The slope of the tangent line of y(t) is given by the function y'(t), by definition. This is what a derivative is, no matter how complicated the representation of it is. We don't know what y'(t) is in terms of t alone (if we did, this wouldn't be a very interesting diff-eq. problem), but we have been given y'(t) in terms of y(t) and z(t):

y'(t) = y(t)² - z(t)²

We are specifically interested in what is the value of y'(t₀), which is just y'(0):

y'(0) = y(0)² - z(0)²

Initial conditions we made up are:

y(0) = 2

z(0) = 1

so

y'(0) = (2)² - (1)² = 3

That is our slope of y(t) at t₀. Now we just need to know the y-intercept of the tangent line. Since we are taking the tangent line at the y-axis (t = 0), we can just find the value of y(t₀):

y(t₀) = y(0) = 2

This is again a given value. Now assemble the slope and y-intercept into the tangent line equation:

y₀ = mt + b = 3t + 2

The idea is that if we follow the tangent line in t just a tiny bit, the output y₀(t) will be really close to the exact value of y(t), because y(t) is presumed continuous and differentiable.
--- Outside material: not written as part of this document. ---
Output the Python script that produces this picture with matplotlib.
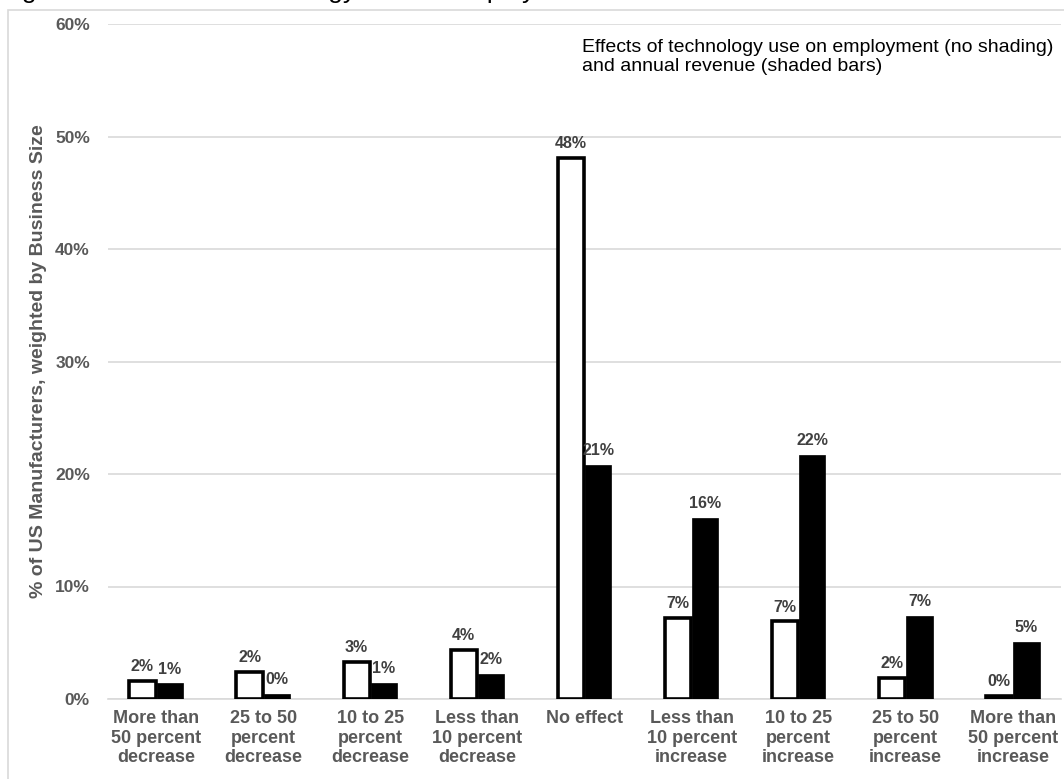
import matplotlib
matplotlib.use("Agg")
import matplotlib.pyplot as plt
from matplotlib.patches import Rectangle
import numpy as np

plt.rcParams['font.family'] = ['Liberation Sans', 'DejaVu Sans']

categories = ["More than\n50 percent\ndecrease", "25 to 50\npercent\ndecrease",
              "10 to 25\npercent\ndecrease", "Less than\n10 percent\ndecrease",
              "No effect", "Less than\n10 percent\nincrease", "10 to 25\npercent\nincrease",
              "25 to 50\npercent\nincrease", "More than\n50 percent\nincrease"]
employment = [0.016, 0.024, 0.033, 0.044, 0.481, 0.072, 0.069, 0.019, 0.003]
revenue = [0.014, 0.0048, 0.0145, 0.022, 0.208, 0.161, 0.217, 0.074, 0.051]
yticks = [0, 0.1, 0.2, 0.3, 0.4, 0.5, 0.6]

W, H = 1064, 779
fig = plt.figure(figsize=(W / 100, H / 100), dpi=100)

# caption line above the chart frame, mostly cut off by the page edge
fig.text(0.0, 1 + 2 / H, "Figure 3: Effects of technology use on employment and annual revenue of US manufacturers",
         fontsize=19, va='baseline', ha='left', color='black')

# chart frame
fig.patches.append(Rectangle((8 / W, -0.1), 1.2, 1 - 10 / H + 0.1, transform=fig.transFigure,
                             fill=False, edgecolor='#d9d9d9', linewidth=1.2, zorder=0))

ax = fig.add_axes([108 / W, 1 - 699 / H, (1061 - 108) / W, (699 - 24) / H])
x = np.arange(len(categories))
bw = 0.245
off = 0.128
b1 = ax.bar(x - off, employment, bw, facecolor='white', edgecolor='black', linewidth=2.6, zorder=3)
b2 = ax.bar(x + off, revenue, bw, facecolor='black', edgecolor='black', linewidth=0.5, zorder=3)

for bars, vals in ((b1, employment), (b2, revenue)):
    for rect, v in zip(bars, vals):
        ax.text(rect.get_x() + rect.get_width() / 2, v + 0.006, f"{v:.0%}",
                ha='center', va='bottom', fontsize=11.5, fontweight='bold', color='#404040')

ax.set_xlim(-0.45, 8.45)
ax.set_ylim(0, 0.6)
ax.set_yticks(yticks)
ax.set_yticklabels([f"{t:.0%}" for t in yticks], fontsize=12.5, fontweight='bold', color='#595959')
ax.set_xticks(x)
ax.set_xticklabels(categories, fontsize=13, fontweight='bold', color='#595959', linespacing=1.2, va='top')
ax.tick_params(axis='both', length=0)
ax.tick_params(axis='y', pad=13)
ax.tick_params(axis='x', pad=8)
ax.grid(axis='y', color='#d9d9d9', linewidth=1.2, zorder=0)
ax.set_axisbelow(True)
for s in ('top', 'right', 'left'):
    ax.spines[s].set_visible(False)
ax.spines['bottom'].set_color('#d9d9d9')
ax.spines['bottom'].set_linewidth(1.2)

ax.set_ylabel("% of US Manufacturers, weighted by Business Size", fontsize=14, fontweight='bold',
              color='#595959', labelpad=6)

ax.text(0.497, 0.978, "Effects of technology use on employment (no shading)\nand annual revenue (shaded bars)",
        transform=ax.transAxes, ha='left', va='top', fontsize=14, color='black', linespacing=1.2)

fig.savefig("out.png", dpi=100)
We slide along the tangent line by our chosen interval h and see what we get:

y₀(t₀ + h) = 3(t₀ + h) + 2 = 3((0) + (0.1)) + 2 = 2.3

The key assumption is that this value is close to the actual y(t₀ + h), which we will call y(t₁). We can move forward by taking y(t₁) to be 2.3

Before we can make further approximations, we also need to get an estimate for z(t) at t₁. We use the same method:

z₀ = mt + b

z'(t) = y(t)² + z(t)²

m = z'(0) = y(0)² + z(0)² = 5

b = z(0) = 1

z₀ = 5t + 1

Find an approximation of z(t₁) by sampling the tangent line:

z₀(t₁) = z₀(0.1) = 5(0.1) + 1 = 1.5

We assume a value of 1.5 for z(t₁).

There, since we have values to use for y(t₁) and z(t₁) and y'(t) and z'(t) are given in terms of y and z, we can do the process again to get another estimate by finding the tangent lines to y and z at t₁ and advancing along them in t by the amount h. If we do so:

y'(t₁) = y(t₁)² - z(t₁)² = (2.3)² - (1.5)² = 3.04

z'(t₁) = y(t₁)² + z(t₁)² = (2.3)² + (1.5)² = 7.54

y₁ = 2.3 + 3.04(t - 0.5)

z₁ = 1.5 + 7.54(t - 0.5)

y(t₂) ≈ y₁(t₂) = y₁(1) = 2.3 + 3.04(1 - 0.5) = 3.82

z(t₂) ≈ z₁(t₂) = z₁(1) = 1.5 + 7.54(1 - 0.5) = 5.27

It looks to me like Euler's method is working as long as initial conditions are provided, so the best answer is b.